The request: Only the lines from the start of the data to the line containing "1.44e-4, 1.40e-4, 1.33e-4]", both included, should be output, exactly and without pictures.

Data:
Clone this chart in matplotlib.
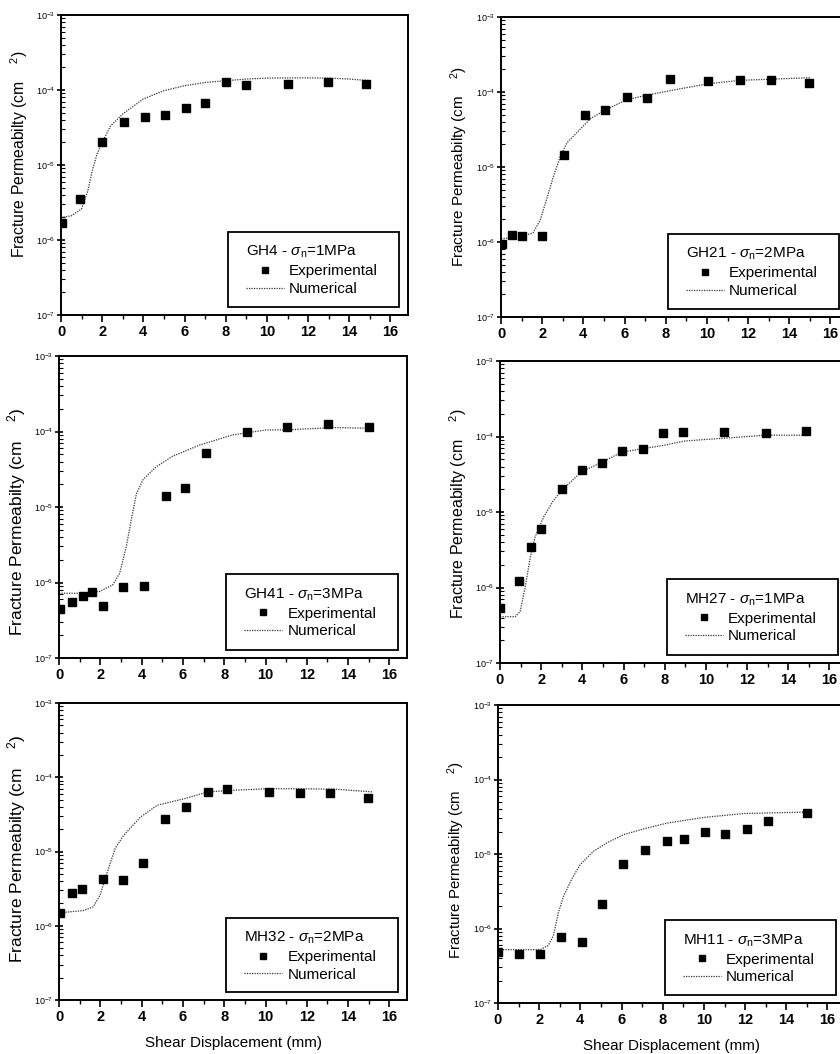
import matplotlib
matplotlib.use("Agg")
import matplotlib.pyplot as plt
from matplotlib.lines import Line2D
from matplotlib.patches import Rectangle
from matplotlib.ticker import LogLocator, MultipleLocator, LogFormatterSciNotation

plt.rcParams["font.family"] = ["Liberation Sans", "DejaVu Sans"]
plt.rcParams["mathtext.fontset"] = "custom"
plt.rcParams["mathtext.rm"] = "Liberation Sans"
plt.rcParams["mathtext.it"] = "Liberation Sans:italic"
plt.rcParams["mathtext.default"] = "regular"

# GH4, sigma_n = 1 MPa
gh4_exp_x = [0.03, 0.92, 2.0, 3.04, 4.1, 5.04, 6.06, 7.0, 8.03, 8.97, 11.0, 12.96, 14.83]
gh4_exp_y = [1.7e-6, 3.5e-6, 2.0e-5, 3.7e-5, 4.3e-5, 4.7e-5, 5.8e-5, 6.8e-5, 1.29e-4, 1.16e-4, 1.2e-4, 1.26e-4, 1.22e-4]
gh4_num_x = [0, 0.5, 1.0, 1.3, 1.5, 1.75, 2.0, 2.4, 3.0, 4.0, 5.0, 6.0, 7.0, 8.0, 9.0, 10.0, 11.0, 12.0, 13.0, 14.0, 15.0]
gh4_num_y = [2.0e-6, 2.1e-6, 2.6e-6, 4.5e-6, 8.0e-6, 1.4e-5, 2.0e-5, 3.3e-5, 4.8e-5, 7.6e-5, 9.8e-5, 1.14e-4,
             1.26e-4, 1.33e-4, 1.40e-4, 1.44e-4, 1.45e-4, 1.45e-4, 1.44e-4, 1.40e-4, 1.33e-4]

# GH21, sigma_n = 2 MPa
gh21_exp_x = [0.05, 0.52, 1.0, 2.0, 3.08, 4.06, 5.04, 6.1, 7.09, 8.2, 10.07, 11.6, 13.1, 14.95]
gh21_exp_y = [9.5e-7, 1.25e-6, 1.21e-6, 1.2e-6, 1.43e-5, 4.9e-5, 5.7e-5, 8.6e-5, 8.3e-5, 1.48e-4, 1.42e-4, 1.46e-4, 1.43e-4, 1.32e-4]
gh21_num_x = [0, 1.06, 1.55, 1.9, 2.2, 2.54, 2.87, 3.2, 3.7, 4.34, 5.04, 6.1, 7.1, 8.43, 10.07, 11.6, 15.0]
gh21_num_y = [1.1e-6, 1.2e-6, 1.32e-6, 1.94e-6, 3.6e-6, 7.4e-6, 1.36e-5, 2.1e-5, 2.9e-5, 4.4e-5, 5.7e-5, 7.9e-5,
              9.1e-5, 1.07e-4, 1.29e-4, 1.43e-4, 1.55e-4]

# GH41, sigma_n = 3 MPa
gh41_exp_x = [0.03, 0.65, 1.16, 1.62, 2.13, 3.1, 4.1, 5.2, 6.09, 7.1, 9.08, 11.05, 13.04, 15.02]
gh41_exp_y = [4.4e-7, 5.5e-7, 6.7e-7, 7.5e-7, 4.9e-7, 8.6e-7, 9.1e-7, 1.4e-5, 1.8e-5, 5.2e-5, 9.8e-5, 1.16e-4, 1.26e-4, 1.16e-4]
gh41_num_x = [0, 1.0, 1.97, 2.6, 2.94, 3.26, 3.5, 3.75, 4.07, 4.7, 5.5, 6.8, 8.4, 10.05, 11.0, 13.3, 15.06]
gh41_num_y = [7.2e-7, 7.2e-7, 7.6e-7, 9.3e-7, 1.33e-6, 3.0e-6, 6.8e-6, 1.5e-5, 2.3e-5, 3.4e-5, 4.7e-5, 6.6e-5,
              9.0e-5, 1.05e-4, 1.05e-4, 1.13e-4, 1.1e-4]

# MH27, sigma_n = 1 MPa
mh27_exp_x = [0.0, 0.94, 1.5, 1.99, 3.01, 3.96, 4.97, 5.91, 6.92, 7.9, 8.9, 10.9, 12.9, 14.87]
mh27_exp_y = [5.4e-7, 1.22e-6, 3.4e-6, 6.0e-6, 2.0e-5, 3.6e-5, 4.5e-5, 6.4e-5, 6.8e-5, 1.11e-4, 1.16e-4, 1.16e-4, 1.12e-4, 1.18e-4]
mh27_num_x = [0, 0.73, 0.98, 1.22, 1.47, 1.71, 2.12, 2.6, 3.0, 3.96, 4.97, 5.91, 6.92, 7.9, 8.96, 9.9, 10.9, 12.9, 14.65, 14.87]
mh27_num_y = [4.1e-7, 4.1e-7, 4.8e-7, 1.0e-6, 2.5e-6, 4.7e-6, 8.6e-6, 1.43e-5, 1.94e-5, 3.4e-5, 4.6e-5, 6.2e-5,
              6.9e-5, 7.6e-5, 8.7e-5, 9.1e-5, 9.5e-5, 1.04e-4, 1.04e-4, 1.18e-4]

# MH32, sigma_n = 2 MPa
mh32_exp_x = [0.07, 0.62, 1.09, 2.13, 3.09, 4.07, 5.13, 6.14, 7.2, 8.14, 10.16, 11.68, 13.14, 14.95]
mh32_exp_y = [1.5e-6, 2.8e-6, 3.1e-6, 4.2e-6, 4.1e-6, 6.9e-6, 2.75e-5, 4.0e-5, 6.35e-5, 6.9e-5, 6.3e-5, 6.1e-5, 6.2e-5, 5.2e-5]
mh32_num_x = [0.07, 1.17, 1.66, 1.99, 2.31, 2.72, 3.13, 3.94, 4.76, 6.14, 7.2, 8.5, 10.13, 11.76, 13.4, 15.18]
mh32_num_y = [1.5e-6, 1.6e-6, 1.8e-6, 2.6e-6, 5.0e-6, 1.1e-5, 1.65e-5, 2.9e-5, 4.2e-5, 5.2e-5, 6.35e-5, 6.7e-5,
              7.0e-5, 7.0e-5, 6.9e-5, 6.35e-5]

# MH11, sigma_n = 3 MPa
mh11_exp_x = [0.0, 1.03, 2.04, 3.06, 4.07, 5.07, 6.07, 7.12, 8.19, 9.04, 10.07, 11.04, 12.07, 13.11, 15.02]
mh11_exp_y = [4.8e-7, 4.5e-7, 4.5e-7, 7.6e-7, 6.5e-7, 2.1e-6, 7.4e-6, 1.14e-5, 1.49e-5, 1.61e-5, 1.98e-5, 1.84e-5,
              2.15e-5, 2.75e-5, 3.5e-5]
mh11_num_x = [0, 1.06, 2.04, 2.44, 2.69, 2.93, 3.18, 3.58, 3.99, 4.64, 5.29, 6.1, 7.25, 8.22, 10.0, 11.97, 15.06]
mh11_num_y = [5.2e-7, 5.2e-7, 5.2e-7, 5.9e-7, 8.0e-7, 1.63e-6, 2.7e-6, 4.6e-6, 7.2e-6, 1.09e-5, 1.41e-5, 1.82e-5,
              2.24e-5, 2.6e-5, 3.1e-5, 3.5e-5, 3.66e-5]

samples = ["GH4", "GH21", "GH41", "MH27", "MH32", "MH11"]
stresses = [1, 2, 3, 1, 2, 3]

W, H = 840, 1054
# axes boxes in pixels: left, top, right, bottom
boxes = [(61, 15, 408, 315), (501, 17, 848, 317),
         (59, 356, 407, 658), (500, 361, 847, 663),
         (59, 703, 407, 1000), (498, 705, 845, 1003)]
# the scanned panels were set at slightly different sizes
ylabel_size = [11.3, 11, 12.5, 11.5, 12.5, 10.8]
ylabel_pos = [0.537, 0.5, 0.45, 0.493, 0.508, 0.48]

series = [(gh4_exp_x, gh4_exp_y, gh4_num_x, gh4_num_y),
          (gh21_exp_x, gh21_exp_y, gh21_num_x, gh21_num_y),
          (gh41_exp_x, gh41_exp_y, gh41_num_x, gh41_num_y),
          (mh27_exp_x, mh27_exp_y, mh27_num_x, mh27_num_y),
          (mh32_exp_x, mh32_exp_y, mh32_num_x, mh32_num_y),
          (mh11_exp_x, mh11_exp_y, mh11_num_x, mh11_num_y)]

num_style = dict(color="#333333", lw=0.9, ls=(0, (1, 1)))

fig = plt.figure(figsize=(W / 100, H / 100), dpi=100)

for i, ((ex, ey, nx, ny), (l, t, r, b)) in enumerate(zip(series, boxes)):
    ax = fig.add_axes([l / W, 1 - b / H, (r - l) / W, (b - t) / H])
    ax.plot(nx, ny, **num_style)
    ax.plot(ex, ey, ls="none", marker="s", ms=5.5, color="black")
    ax.set_yscale("log")
    ax.set_ylim(1e-7, 1e-3)
    ax.set_xlim(0, 16.85)

    ax.xaxis.set_major_locator(MultipleLocator(2))
    ax.xaxis.set_minor_locator(MultipleLocator(1))
    ax.yaxis.set_major_locator(LogLocator(base=10, numticks=10))
    ax.yaxis.set_minor_locator(LogLocator(base=10, subs=range(2, 10), numticks=10))
    ax.yaxis.set_major_formatter(LogFormatterSciNotation())
    ax.tick_params(axis="x", which="major", direction="out", length=5, width=1.2, labelsize=10.5, pad=2)
    ax.tick_params(axis="x", which="minor", direction="out", length=3, width=1.0)
    ax.tick_params(axis="y", which="major", direction="inout", length=6, width=1.2, labelsize=6.5, pad=1)
    ax.tick_params(axis="y", which="minor", direction="in", length=3, width=0.8)
    for lab in ax.get_xticklabels():
        lab.set_fontweight("bold")
    for sp in ax.spines.values():
        sp.set_linewidth(1.4)

    ax.set_ylabel(r"Fracture Permeabilty (cm    $^{2}$)", fontsize=ylabel_size[i])
    ax.yaxis.set_label_coords(-31 / (r - l), ylabel_pos[i])
    if i >= 4:
        ax.set_xlabel("Shear Displacement (mm)", fontsize=11, labelpad=9)

    # legend frame drawn by hand so the side padding can be wider than the top/bottom
    ax.add_patch(Rectangle((0.48, 0.027), 0.495, 0.25, transform=ax.transAxes,
                           facecolor="white", edgecolor="black", lw=1.3, zorder=4))
    title = samples[i] + r" - $\mathit{\sigma}_{n}$=" + f"{stresses[i]}MPa"
    handles = [Line2D([], [], ls="none", marker="s", ms=5, color="black"),
               Line2D([], [], **num_style)]
    ax.legend(handles, ["Experimental", "Numerical"], title=title, loc="upper left",
              bbox_to_anchor=(0.48 + 18 / (r - l), 0.277 - 12 / (b - t)), borderaxespad=0,
              borderpad=0, fontsize=11, title_fontsize=11, alignment="left",
              handlelength=2.5, handletextpad=0.35, labelspacing=0.25, frameon=False)

fig.savefig("out.png", dpi=100)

Solution:
Clone this chart in matplotlib.
import matplotlib
matplotlib.use("Agg")
import matplotlib.pyplot as plt
from matplotlib.lines import Line2D
from matplotlib.patches import Rectangle
from matplotlib.ticker import LogLocator, MultipleLocator, LogFormatterSciNotation

plt.rcParams["font.family"] = ["Liberation Sans", "DejaVu Sans"]
plt.rcParams["mathtext.fontset"] = "custom"
plt.rcParams["mathtext.rm"] = "Liberation Sans"
plt.rcParams["mathtext.it"] = "Liberation Sans:italic"
plt.rcParams["mathtext.default"] = "regular"

# GH4, sigma_n = 1 MPa
gh4_exp_x = [0.03, 0.92, 2.0, 3.04, 4.1, 5.04, 6.06, 7.0, 8.03, 8.97, 11.0, 12.96, 14.83]
gh4_exp_y = [1.7e-6, 3.5e-6, 2.0e-5, 3.7e-5, 4.3e-5, 4.7e-5, 5.8e-5, 6.8e-5, 1.29e-4, 1.16e-4, 1.2e-4, 1.26e-4, 1.22e-4]
gh4_num_x = [0, 0.5, 1.0, 1.3, 1.5, 1.75, 2.0, 2.4, 3.0, 4.0, 5.0, 6.0, 7.0, 8.0, 9.0, 10.0, 11.0, 12.0, 13.0, 14.0, 15.0]
gh4_num_y = [2.0e-6, 2.1e-6, 2.6e-6, 4.5e-6, 8.0e-6, 1.4e-5, 2.0e-5, 3.3e-5, 4.8e-5, 7.6e-5, 9.8e-5, 1.14e-4,
             1.26e-4, 1.33e-4, 1.40e-4, 1.44e-4, 1.45e-4, 1.45e-4, 1.44e-4, 1.40e-4, 1.33e-4]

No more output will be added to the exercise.